Charts and diagrams as code
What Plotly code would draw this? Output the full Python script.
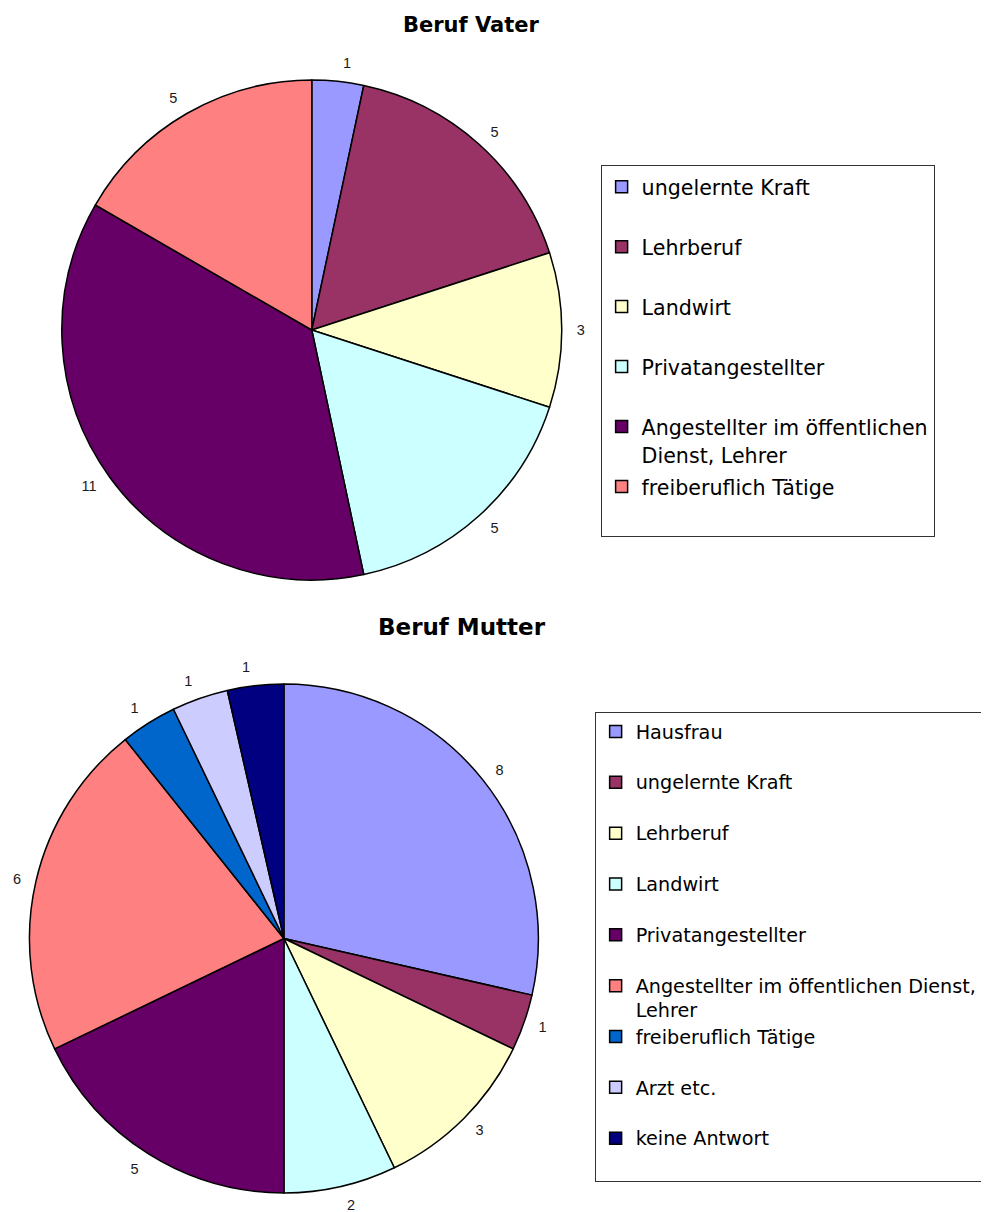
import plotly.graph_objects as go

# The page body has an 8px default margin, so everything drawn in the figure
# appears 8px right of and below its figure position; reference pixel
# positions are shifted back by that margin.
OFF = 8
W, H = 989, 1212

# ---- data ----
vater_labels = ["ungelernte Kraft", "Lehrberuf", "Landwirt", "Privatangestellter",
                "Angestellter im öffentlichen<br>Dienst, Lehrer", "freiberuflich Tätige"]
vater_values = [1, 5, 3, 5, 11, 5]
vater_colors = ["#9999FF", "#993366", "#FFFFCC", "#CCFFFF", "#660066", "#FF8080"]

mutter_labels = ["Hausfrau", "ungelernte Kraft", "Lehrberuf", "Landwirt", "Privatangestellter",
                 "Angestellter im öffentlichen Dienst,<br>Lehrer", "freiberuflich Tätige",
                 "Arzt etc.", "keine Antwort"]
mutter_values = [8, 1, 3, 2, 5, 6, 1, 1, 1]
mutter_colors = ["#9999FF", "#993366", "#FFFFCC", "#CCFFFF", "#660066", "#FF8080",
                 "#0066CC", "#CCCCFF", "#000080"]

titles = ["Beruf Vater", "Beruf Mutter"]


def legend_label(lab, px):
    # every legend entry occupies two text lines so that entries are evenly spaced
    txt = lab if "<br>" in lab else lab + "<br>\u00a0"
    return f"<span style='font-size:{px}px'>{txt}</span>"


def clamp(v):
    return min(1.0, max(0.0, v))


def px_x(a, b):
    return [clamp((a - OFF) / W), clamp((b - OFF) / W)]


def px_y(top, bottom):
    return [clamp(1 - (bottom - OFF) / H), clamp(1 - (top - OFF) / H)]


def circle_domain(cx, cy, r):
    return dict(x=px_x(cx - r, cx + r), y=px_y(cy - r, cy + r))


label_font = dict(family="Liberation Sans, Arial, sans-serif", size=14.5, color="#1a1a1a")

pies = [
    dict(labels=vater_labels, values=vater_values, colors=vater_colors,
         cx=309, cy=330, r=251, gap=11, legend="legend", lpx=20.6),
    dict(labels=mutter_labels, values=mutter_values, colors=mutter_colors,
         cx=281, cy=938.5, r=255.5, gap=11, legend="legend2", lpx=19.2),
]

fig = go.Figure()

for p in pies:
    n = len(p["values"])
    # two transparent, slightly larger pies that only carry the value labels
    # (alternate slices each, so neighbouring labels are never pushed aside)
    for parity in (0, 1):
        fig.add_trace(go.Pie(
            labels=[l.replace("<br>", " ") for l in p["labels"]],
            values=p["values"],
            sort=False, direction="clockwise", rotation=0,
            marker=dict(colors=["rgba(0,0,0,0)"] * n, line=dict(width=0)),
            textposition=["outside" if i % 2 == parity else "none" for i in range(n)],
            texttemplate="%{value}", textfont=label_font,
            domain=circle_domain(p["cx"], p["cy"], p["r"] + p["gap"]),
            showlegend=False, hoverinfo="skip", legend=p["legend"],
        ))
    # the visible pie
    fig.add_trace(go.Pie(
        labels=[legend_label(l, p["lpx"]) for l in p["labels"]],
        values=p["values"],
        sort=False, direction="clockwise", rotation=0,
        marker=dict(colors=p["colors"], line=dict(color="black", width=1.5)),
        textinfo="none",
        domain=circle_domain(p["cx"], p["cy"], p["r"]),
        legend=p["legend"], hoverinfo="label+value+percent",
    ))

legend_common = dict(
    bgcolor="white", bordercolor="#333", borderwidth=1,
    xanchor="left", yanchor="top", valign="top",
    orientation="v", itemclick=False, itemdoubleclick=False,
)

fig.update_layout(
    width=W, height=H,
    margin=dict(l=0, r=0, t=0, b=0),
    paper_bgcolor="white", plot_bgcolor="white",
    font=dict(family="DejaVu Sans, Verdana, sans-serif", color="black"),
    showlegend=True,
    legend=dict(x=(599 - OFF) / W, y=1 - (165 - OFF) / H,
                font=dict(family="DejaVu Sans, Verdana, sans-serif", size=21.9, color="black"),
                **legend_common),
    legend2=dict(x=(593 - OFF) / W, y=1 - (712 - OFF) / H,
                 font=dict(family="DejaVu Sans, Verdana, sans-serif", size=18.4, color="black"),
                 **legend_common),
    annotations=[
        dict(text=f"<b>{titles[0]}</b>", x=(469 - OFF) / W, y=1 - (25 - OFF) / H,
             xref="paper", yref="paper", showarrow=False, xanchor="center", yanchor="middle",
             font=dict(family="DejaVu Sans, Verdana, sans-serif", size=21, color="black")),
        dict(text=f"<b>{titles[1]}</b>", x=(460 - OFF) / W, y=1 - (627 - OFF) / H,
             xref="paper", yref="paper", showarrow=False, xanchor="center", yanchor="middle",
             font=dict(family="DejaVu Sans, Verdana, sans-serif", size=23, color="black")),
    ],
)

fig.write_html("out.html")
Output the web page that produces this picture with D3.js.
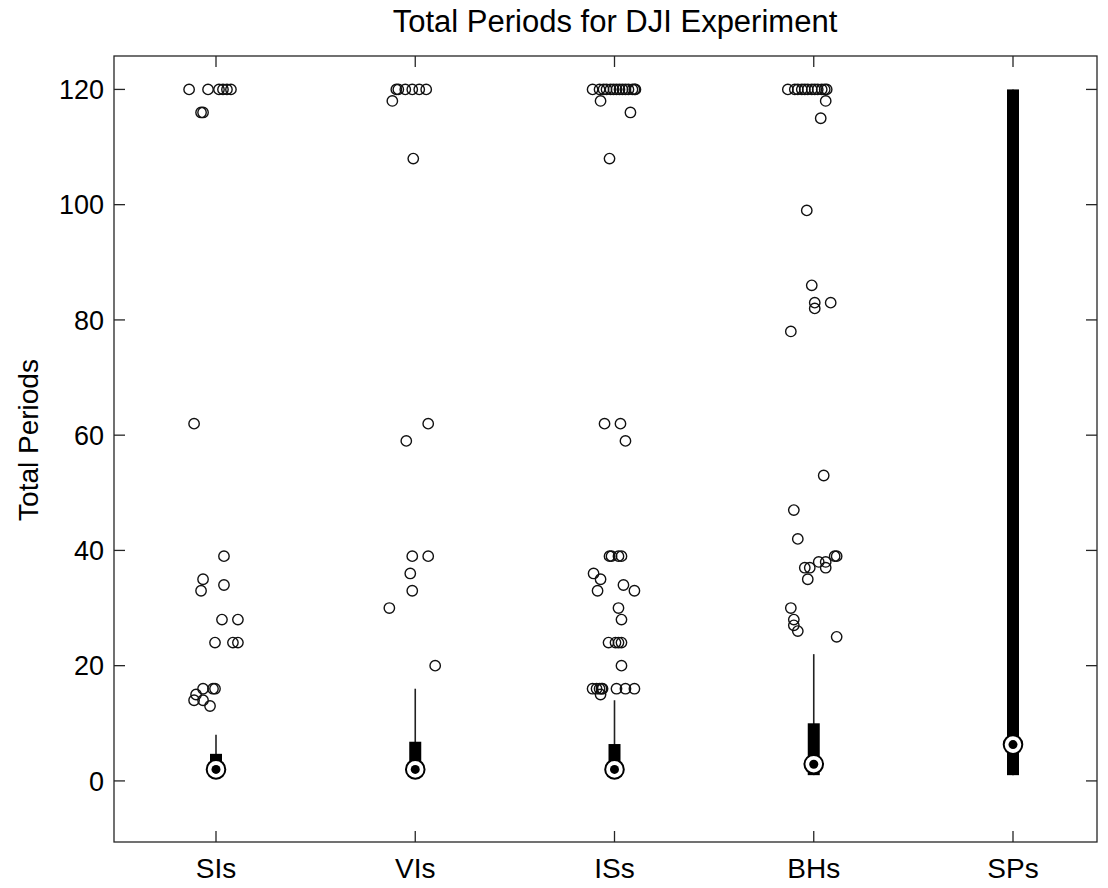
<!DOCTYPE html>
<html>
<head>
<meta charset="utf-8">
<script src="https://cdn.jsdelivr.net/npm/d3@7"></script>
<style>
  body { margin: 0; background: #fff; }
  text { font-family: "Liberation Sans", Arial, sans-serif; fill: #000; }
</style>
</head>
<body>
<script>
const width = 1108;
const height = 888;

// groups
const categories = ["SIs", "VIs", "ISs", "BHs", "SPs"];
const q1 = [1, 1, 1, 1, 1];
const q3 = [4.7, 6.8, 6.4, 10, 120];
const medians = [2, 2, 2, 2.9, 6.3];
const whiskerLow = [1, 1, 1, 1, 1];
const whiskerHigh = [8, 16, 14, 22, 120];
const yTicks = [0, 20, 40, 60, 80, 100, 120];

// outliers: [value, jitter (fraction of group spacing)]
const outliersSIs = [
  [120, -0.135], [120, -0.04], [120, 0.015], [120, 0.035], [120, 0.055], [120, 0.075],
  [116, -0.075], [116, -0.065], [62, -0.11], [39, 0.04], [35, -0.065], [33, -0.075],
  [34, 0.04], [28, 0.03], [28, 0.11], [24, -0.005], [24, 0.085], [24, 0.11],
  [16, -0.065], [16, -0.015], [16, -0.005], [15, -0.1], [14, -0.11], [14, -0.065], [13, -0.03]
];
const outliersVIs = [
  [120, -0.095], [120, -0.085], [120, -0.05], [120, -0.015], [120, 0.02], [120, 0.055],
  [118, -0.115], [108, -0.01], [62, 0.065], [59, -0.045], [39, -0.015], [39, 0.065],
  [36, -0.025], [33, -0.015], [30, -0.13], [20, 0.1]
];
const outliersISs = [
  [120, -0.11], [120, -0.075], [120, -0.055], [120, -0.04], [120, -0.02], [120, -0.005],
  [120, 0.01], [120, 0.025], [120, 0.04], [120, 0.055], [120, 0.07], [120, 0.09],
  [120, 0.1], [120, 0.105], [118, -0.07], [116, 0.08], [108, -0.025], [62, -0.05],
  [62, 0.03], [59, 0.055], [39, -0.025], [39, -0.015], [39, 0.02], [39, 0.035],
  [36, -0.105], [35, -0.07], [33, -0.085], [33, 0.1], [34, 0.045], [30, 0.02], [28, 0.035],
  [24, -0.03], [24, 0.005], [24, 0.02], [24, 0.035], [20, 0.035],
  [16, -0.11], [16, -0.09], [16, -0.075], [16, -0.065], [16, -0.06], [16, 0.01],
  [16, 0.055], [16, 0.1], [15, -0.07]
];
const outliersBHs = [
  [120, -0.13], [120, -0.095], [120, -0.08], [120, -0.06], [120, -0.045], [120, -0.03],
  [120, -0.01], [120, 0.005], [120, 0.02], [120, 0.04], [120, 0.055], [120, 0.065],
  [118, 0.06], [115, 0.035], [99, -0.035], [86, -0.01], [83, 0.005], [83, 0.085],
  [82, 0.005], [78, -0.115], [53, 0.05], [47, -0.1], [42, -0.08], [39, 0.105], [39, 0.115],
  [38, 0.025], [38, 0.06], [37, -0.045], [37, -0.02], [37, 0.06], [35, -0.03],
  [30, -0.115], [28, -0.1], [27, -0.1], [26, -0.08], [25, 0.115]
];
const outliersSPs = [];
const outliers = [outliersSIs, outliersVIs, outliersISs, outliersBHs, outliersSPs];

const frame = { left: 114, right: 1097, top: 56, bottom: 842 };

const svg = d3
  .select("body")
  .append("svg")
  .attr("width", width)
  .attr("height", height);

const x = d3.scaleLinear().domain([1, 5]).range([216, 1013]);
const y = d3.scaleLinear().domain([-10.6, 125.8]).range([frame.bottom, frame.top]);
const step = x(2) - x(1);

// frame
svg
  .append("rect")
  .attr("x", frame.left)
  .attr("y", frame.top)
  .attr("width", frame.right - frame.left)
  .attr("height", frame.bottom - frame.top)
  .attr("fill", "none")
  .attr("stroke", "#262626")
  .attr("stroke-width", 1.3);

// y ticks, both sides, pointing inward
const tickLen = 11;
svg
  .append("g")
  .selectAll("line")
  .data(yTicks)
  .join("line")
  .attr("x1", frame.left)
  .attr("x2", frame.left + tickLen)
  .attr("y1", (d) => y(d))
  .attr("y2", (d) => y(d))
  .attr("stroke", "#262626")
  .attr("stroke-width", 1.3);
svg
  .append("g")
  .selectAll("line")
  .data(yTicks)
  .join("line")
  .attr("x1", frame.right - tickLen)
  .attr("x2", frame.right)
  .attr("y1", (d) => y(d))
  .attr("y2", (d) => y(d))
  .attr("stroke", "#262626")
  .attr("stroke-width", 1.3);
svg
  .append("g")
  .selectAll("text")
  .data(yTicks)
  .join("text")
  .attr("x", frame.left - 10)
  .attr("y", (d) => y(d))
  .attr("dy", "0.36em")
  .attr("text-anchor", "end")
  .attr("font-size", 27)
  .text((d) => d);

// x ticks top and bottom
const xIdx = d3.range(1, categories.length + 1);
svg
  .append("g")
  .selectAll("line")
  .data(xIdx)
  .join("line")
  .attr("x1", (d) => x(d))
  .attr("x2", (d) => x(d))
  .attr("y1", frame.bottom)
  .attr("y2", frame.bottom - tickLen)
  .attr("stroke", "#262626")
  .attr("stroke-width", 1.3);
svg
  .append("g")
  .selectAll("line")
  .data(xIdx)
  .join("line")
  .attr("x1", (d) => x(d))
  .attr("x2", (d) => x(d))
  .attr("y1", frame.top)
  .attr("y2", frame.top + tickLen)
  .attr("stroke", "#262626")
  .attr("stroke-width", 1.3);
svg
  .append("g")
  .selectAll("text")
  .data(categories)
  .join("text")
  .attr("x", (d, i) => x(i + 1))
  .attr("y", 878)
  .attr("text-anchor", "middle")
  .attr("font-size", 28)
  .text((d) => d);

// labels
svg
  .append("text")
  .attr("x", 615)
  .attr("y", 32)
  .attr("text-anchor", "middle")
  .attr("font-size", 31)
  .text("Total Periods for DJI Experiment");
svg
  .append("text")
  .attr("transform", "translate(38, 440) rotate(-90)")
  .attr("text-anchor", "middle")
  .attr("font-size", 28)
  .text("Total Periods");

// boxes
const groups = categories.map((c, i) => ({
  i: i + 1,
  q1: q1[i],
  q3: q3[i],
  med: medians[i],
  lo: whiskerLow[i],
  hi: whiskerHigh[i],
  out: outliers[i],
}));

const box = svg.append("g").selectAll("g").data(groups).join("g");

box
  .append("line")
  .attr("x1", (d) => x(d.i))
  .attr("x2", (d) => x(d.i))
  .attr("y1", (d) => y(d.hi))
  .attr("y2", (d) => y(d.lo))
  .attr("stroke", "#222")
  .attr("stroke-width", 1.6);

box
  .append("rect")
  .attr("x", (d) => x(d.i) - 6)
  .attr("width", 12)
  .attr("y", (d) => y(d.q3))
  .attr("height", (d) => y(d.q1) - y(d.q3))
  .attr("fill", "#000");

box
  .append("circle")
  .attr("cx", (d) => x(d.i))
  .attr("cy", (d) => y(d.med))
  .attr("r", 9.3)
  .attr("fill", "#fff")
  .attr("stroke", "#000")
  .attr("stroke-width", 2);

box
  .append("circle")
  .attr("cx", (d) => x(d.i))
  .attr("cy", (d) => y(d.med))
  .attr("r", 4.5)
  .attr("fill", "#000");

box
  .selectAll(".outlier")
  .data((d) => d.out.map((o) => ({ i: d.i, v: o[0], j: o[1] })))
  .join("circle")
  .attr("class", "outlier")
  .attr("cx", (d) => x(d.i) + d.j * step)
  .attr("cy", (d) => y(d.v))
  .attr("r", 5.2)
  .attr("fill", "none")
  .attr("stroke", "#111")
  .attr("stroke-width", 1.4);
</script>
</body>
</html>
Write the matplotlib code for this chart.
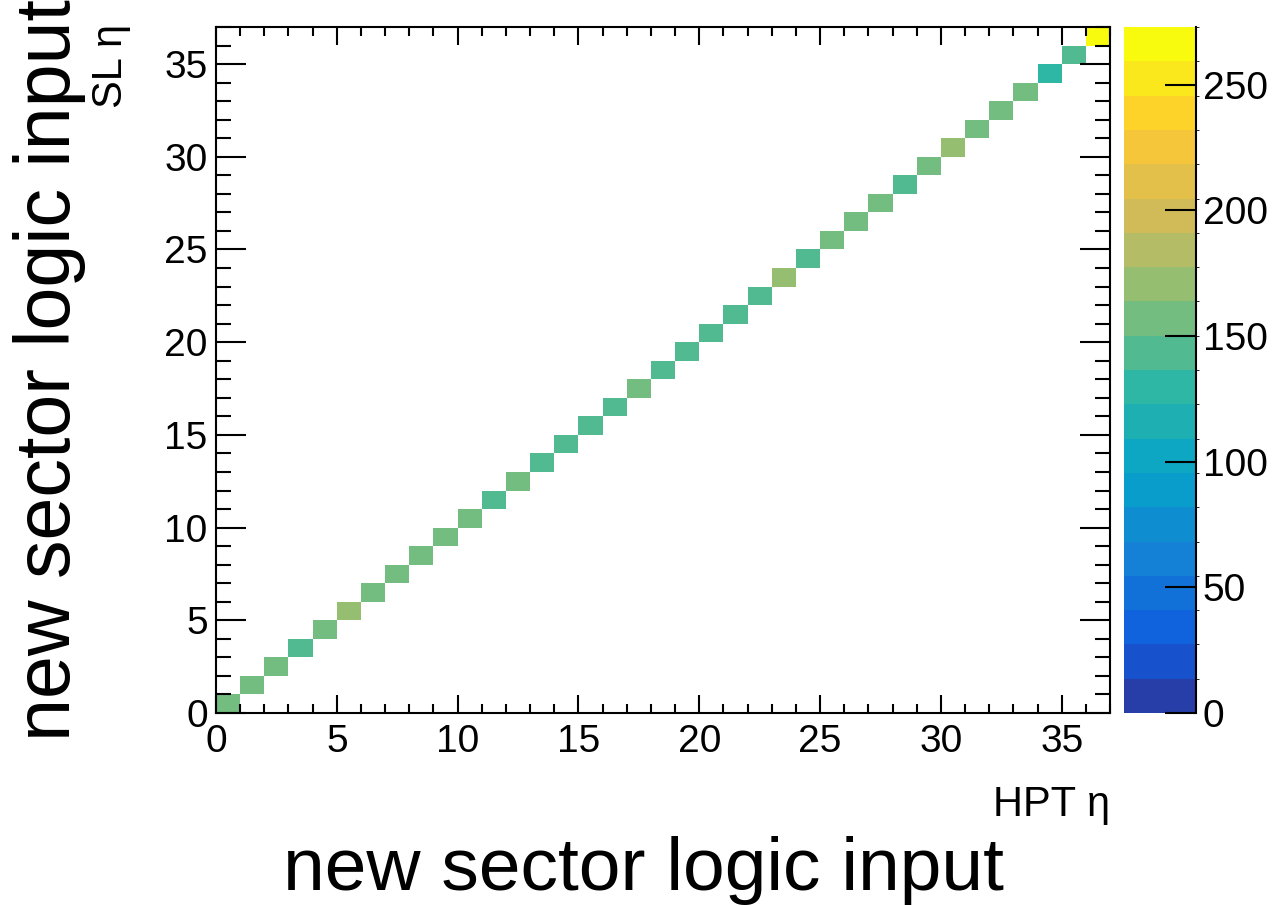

**YOUR GOAL:**
Repeat the lines exactly as they stand, from the opening line of the data through the line with "W, H = 989, 1212". Pictures stay out of the copy.

**RESULT FOR THIS TASK:**
What Plotly code would draw this? Output the full Python script.
import plotly.graph_objects as go

# The page body has an 8px default margin, so everything drawn in the figure
# appears 8px right of and below its figure position; reference pixel
# positions are shifted back by that margin.
OFF = 8
W, H = 989, 1212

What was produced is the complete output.